When separate calibration runs are used for dichotomously scored IRT 
models, three classes of linking methods are available for obtaining the linking 
or equating coefficients, A and B: characteristic curve methods (Divgi, 1980; 
Haebara, 1980; Stocking & Lord, 1983), the minimum chi-square method 
(Divgi, 1985), and mean and sigma methods (Linn, Levine, Hasting, & 
Wardrop, 1981; Loyd & Hoover, 1980; Marco, 1977; Stocking & Lord, 1983). 
Each method has been extended to the graded response model by Baker 
(1992), Kim and Cohen (1995), and Cohen and Kim (1993), respectively. The 
transformation coefficients are obtained from the item parameter estimates 
of the common items on the two tests.
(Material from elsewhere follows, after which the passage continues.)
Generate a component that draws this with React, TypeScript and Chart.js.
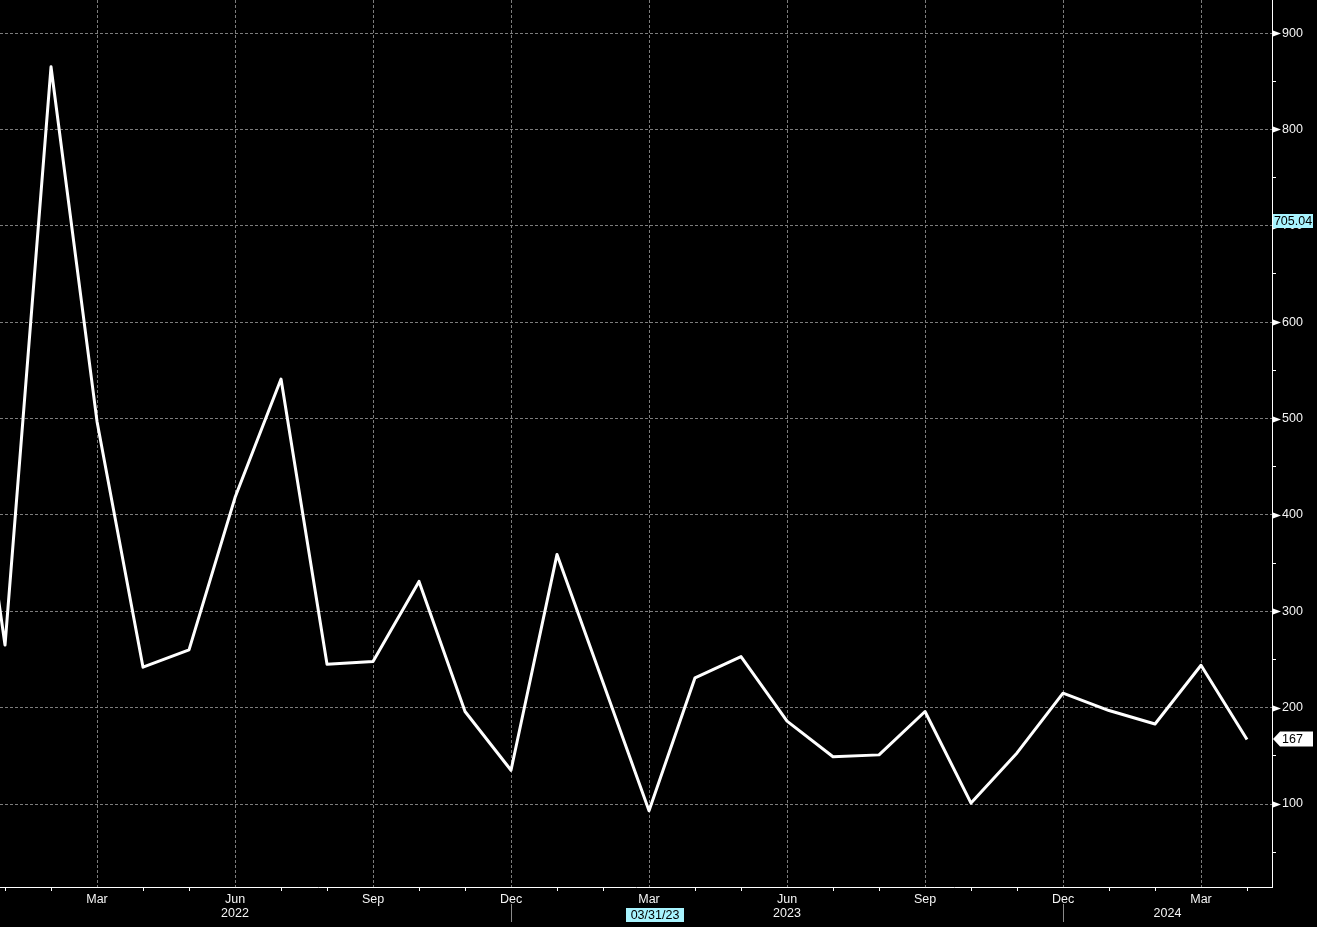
import React, { useEffect, useRef } from 'react';
import { Chart, registerables } from 'chart.js';

Chart.register(...registerables);

// ---- data ----
const months = [
  '2021-12',
  '2022-01', '2022-02', '2022-03', '2022-04', '2022-05', '2022-06',
  '2022-07', '2022-08', '2022-09', '2022-10', '2022-11', '2022-12',
  '2023-01', '2023-02', '2023-03', '2023-04', '2023-05', '2023-06',
  '2023-07', '2023-08', '2023-09', '2023-10', '2023-11', '2023-12',
  '2024-01', '2024-02', '2024-03', '2024-04',
];
const payrolls = [
  600,
  265, 865, 497, 242, 260, 418,
  541, 245, 248, 331, 196, 135,
  359, 226, 93, 231, 253, 186,
  149, 151, 196, 101, 153, 215,
  197, 183, 244, 167,
];
const monthNames = ['Jan', 'Feb', 'Mar', 'Apr', 'May', 'Jun', 'Jul', 'Aug', 'Sep', 'Oct', 'Nov', 'Dec'];
const quarterMonths = [2, 5, 8, 11];
const yearLabels = [2022, 2023, 2024];
const highlightDate = '03/31/23';
const highlightMonth = '2023-03';
const referenceLevel = 705.04;
const referenceLabel = '705.04';

// ---- axis ranges / styling ----
const BASE_YEAR = 2022;
const X_MIN = -0.109;
const X_MAX = 27.543;
const Y_MIN = 13.9;
const Y_MAX = 934.3;

const FONT_FAMILY = "'Liberation Sans', Arial, sans-serif";
const FONT_SIZE = 12.5;
const TEXT = '#f4f4f4';
const GRID = '#7c7c7c';
const DASH = [3, 2];
const CYAN = '#a8f4ff';

function monthIndex(m: string) {
  const [yy, mo] = m.split('-').map(Number);
  return (yy - BASE_YEAR) * 12 + (mo - 1);
}
function monthOf(v: number) {
  return ((Math.round(v) % 12) + 12) % 12;
}
function isQuarter(v: number) {
  return quarterMonths.includes(monthOf(v));
}

const overlayPlugin = {
  id: 'bbgOverlay',
  beforeDraw(chart: any) {
    const { ctx, width, height } = chart;
    ctx.save();
    ctx.fillStyle = '#000';
    ctx.fillRect(0, 0, width, height);
    ctx.restore();
  },
  afterDraw(chart: any) {
    const { ctx, chartArea } = chart;
    const xs = chart.scales.x;
    const ys = chart.scales.y;
    const right = chartArea.right;
    const bottom = chartArea.bottom;
    ctx.save();

    // arrow markers on major y ticks
    ctx.fillStyle = '#ffffff';
    ys.ticks.forEach((t: any) => {
      if (t.value % 100 === 0) {
        const py = Math.round(ys.getPixelForValue(t.value)) + 0.5;
        ctx.beginPath();
        ctx.moveTo(right + 1, py - 3);
        ctx.lineTo(right + 9, py);
        ctx.lineTo(right + 1, py + 3);
        ctx.closePath();
        ctx.fill();
      }
    });

    // year separators under December ticks
    ctx.strokeStyle = '#8a8a8a';
    ctx.lineWidth = 1;
    xs.ticks.forEach((t: any) => {
      if (monthOf(t.value) === 11) {
        const px = Math.round(xs.getPixelForValue(t.value)) + 0.5;
        ctx.beginPath();
        ctx.moveTo(px, bottom + 17);
        ctx.lineTo(px, bottom + 35);
        ctx.stroke();
      }
    });

    ctx.font = `${FONT_SIZE}px ${FONT_FAMILY}`;
    ctx.textBaseline = 'middle';

    // year labels (second row)
    ctx.fillStyle = TEXT;
    ctx.textAlign = 'center';
    yearLabels.forEach((yr) => {
      const start = (yr - BASE_YEAR) * 12 - 1;
      const end = Math.min(start + 12, X_MAX);
      const px = xs.getPixelForValue((start + end) / 2);
      ctx.fillText(String(yr), px, bottom + 26.5);
    });

    // highlighted date
    const hx = xs.getPixelForValue(monthIndex(highlightMonth));
    ctx.fillStyle = CYAN;
    ctx.fillRect(Math.round(hx) - 23, bottom + 21, 58, 14);
    ctx.fillStyle = '#000';
    ctx.fillText(highlightDate, Math.round(hx) + 6, bottom + 28.5);

    // reference level box
    const ry = Math.round(ys.getPixelForValue(referenceLevel));
    ctx.fillStyle = CYAN;
    ctx.fillRect(right + 1, ry - 7, 40, 14);
    ctx.fillStyle = '#000';
    ctx.fillText(referenceLabel, right + 21, ry + 0.5);

    // last value box
    const last = payrolls[payrolls.length - 1];
    const ly = Math.round(ys.getPixelForValue(last));
    ctx.fillStyle = '#ffffff';
    ctx.beginPath();
    ctx.moveTo(right + 1, ly);
    ctx.lineTo(right + 8, ly - 7.5);
    ctx.lineTo(right + 41, ly - 7.5);
    ctx.lineTo(right + 41, ly + 7.5);
    ctx.lineTo(right + 8, ly + 7.5);
    ctx.closePath();
    ctx.fill();
    ctx.fillStyle = '#000';
    ctx.textAlign = 'left';
    ctx.fillText(String(last), right + 10, ly + 0.5);

    ctx.restore();
  },
};

export default function App() {
  const ref = useRef<HTMLCanvasElement>(null);

  useEffect(() => {
    document.body.style.margin = '0';
    document.body.style.background = '#000';
    const points = months.map((m, i) => ({ x: monthIndex(m), y: payrolls[i] }));
    const chart = new Chart(ref.current as HTMLCanvasElement, {
      type: 'line',
      data: {
        datasets: [
          {
            data: points,
            borderColor: '#ffffff',
            borderWidth: 3,
            pointRadius: 0,
            tension: 0,
            fill: false,
            borderJoinStyle: 'round',
          } as any,
        ],
      },
      options: {
        animation: false,
        responsive: false,
        devicePixelRatio: 1,
        layout: { padding: 0 },
        plugins: {
          legend: { display: false },
          tooltip: { enabled: false },
        },
        scales: {
          x: {
            type: 'linear',
            position: 'bottom',
            min: X_MIN,
            max: X_MAX,
            afterFit: (s: any) => {
              s.height = 40;
              s.paddingLeft = 0;
              s.paddingRight = 0;
            },
            grid: {
              color: (c: any) => (c.tick && isQuarter(c.tick.value) ? GRID : 'transparent'),
              tickColor: (c: any) => (c.tick && isQuarter(c.tick.value) ? 'transparent' : '#ffffff'),
              tickLength: 4,
              lineWidth: 1,
            },
            border: { display: true, color: '#ffffff', width: 1, dash: DASH },
            ticks: {
              stepSize: 1,
              autoSkip: false,
              includeBounds: false,
              maxRotation: 0,
              minRotation: 0,
              padding: 1,
              color: TEXT,
              font: { family: FONT_FAMILY, size: FONT_SIZE },
              callback: (v: any) => (isQuarter(Number(v)) ? monthNames[monthOf(Number(v))] : ''),
            },
          },
          y: {
            type: 'linear',
            position: 'right',
            min: Y_MIN,
            max: Y_MAX,
            afterFit: (s: any) => {
              s.width = 45;
              s.paddingTop = 0;
              s.paddingBottom = 0;
            },
            grid: {
              color: (c: any) => (c.tick && c.tick.value % 100 === 0 ? GRID : 'transparent'),
              tickColor: (c: any) => (c.tick && c.tick.value % 100 === 0 ? 'transparent' : '#ffffff'),
              tickLength: 4,
              lineWidth: 1,
            },
            border: { display: true, color: '#ffffff', width: 1, dash: DASH },
            ticks: {
              stepSize: 50,
              autoSkip: false,
              includeBounds: false,
              padding: 6,
              color: TEXT,
              font: { family: FONT_FAMILY, size: FONT_SIZE },
              callback: (v: any) => (Number(v) % 100 === 0 ? String(v) : ''),
            },
          },
        },
      },
      plugins: [overlayPlugin],
    });
    return () => chart.destroy();
  }, []);

  return (
    <div style={{ width: 1317, height: 927, position: 'relative' }}>
      <canvas ref={ref} width={1317} height={927} style={{ display: 'block' }} />
    </div>
  );
}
In general, if there are two sets of item 
parameter estimates, one from the base group and the other from the target 
group, the task is to place item and ability estimates of the target group 
onto the metric of the base group. Item parameter estimates from the target 
group, including those for the common items, are placed onto the metric of 
the base group via the coefficients A and B. After the metric transformation 
and in order to achieve symmetry of transformation, the item parameter 
estimates from the base group and the transformed item parameter estimates 
from the target group for the common items can be averaged to obtain the 
final estimates (Hambleton & Swaminathan, 1985). 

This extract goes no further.